Hopefully my current solid copper gasket will outlast me (as long as I keep annealing it each head removal) but maybe that's why the carbon one was thought of...... *whistle*
Title: Re: Head gaskets
Post by: duTch on 23.02. 2017 10:07

Quote
  I have recently been given a genuine NOS BSA top end gasket set which includes a composite ( copper/asbestos ) head gasket. How do these compare to the solid copper gaskets now available?

Steve.

 Maybe they couldn't find a buyer, so went next option ?

 
Quote
      I was in Leicester about 100 miles from home and I remember using grinding paste to lap the head on a showroom window at about one in the morning while nobody was about :)


So that was YOU!

 No- it was me ..but Sparticus was not far away                         *smile*

 I'm using a copper one and am quite happy thus far, and the re-re..?..usability appeals to me



 
Title: Re: Head gaskets
Post by: coater87 on 24.02. 2017 01:51
 I remember when I was young my dad always sprayed this really thick silver paint on all his head gaskets, but I don't remember  what it was..... *sad2*

 Now this is going to bother me.

 Lee
Title: Re: Head gaskets
Post by: coater87 on 24.02. 2017 16:40
 Called my brother and he remembered.

 It was the silver paint transmission shops used to spray on rebuild transmissions to make them look "new". I dont know if they still make that stuff.
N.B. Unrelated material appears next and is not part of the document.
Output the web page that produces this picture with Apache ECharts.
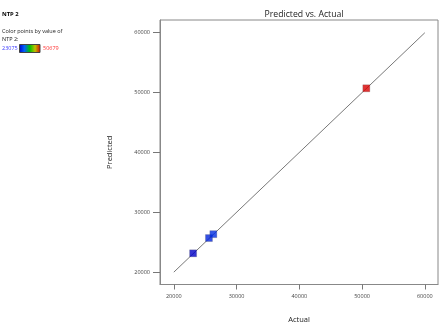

He also said you could spray it onto a glob of grease and it would dry into a shell over the grease. *eek*

 My brother said quite a few of the hill climber guys at the time (early 1970s) didnt use a head gasket, just that silver paint stuff. The heads supposedly didnt leak and they got a little higher compression.

 I wouldnt try that, but at that time 1950s bike parts were probably available at the local junk yard...

 Lee
Title: Re: Head gaskets
Post by: duTch on 24.02. 2017 20:40

 The other thing about copper is that it's possible to make your own, like I did when I couldn't buy one at all (not an easy task)

 
Quote
  I remember when I was young my dad always sprayed this really thick silver paint on all his head gaskets, but I don't remember  what it was..... *sad2*
 

 I never did it,but remember hearing about it and I think it was called 'Silver Frost', at least over here- not sure if still available or had a name change as I've used similar

Title: Re: Head gaskets
Post by: WozzA on 26.02. 2017 05:47
This is the stuff I use on my gasket, never had a leak yet...  *wink2*
Title: Re: Head gaskets
Post by: jjbsa on 04.03. 2017 21:29
I have also had a composite one fail (many years ago) and it blew from the cylinder to the push rod tunnel. Having the new trendy alloy pushrods at the time it melted two of the damned things. I was in Leicester about 100 miles from home and I remember using grinding paste to lap the head on a showroom window at about one in the morning while nobody was about :)

This has got to be one of the best stories ever!!!  The ingenuity of the young motorcyclist!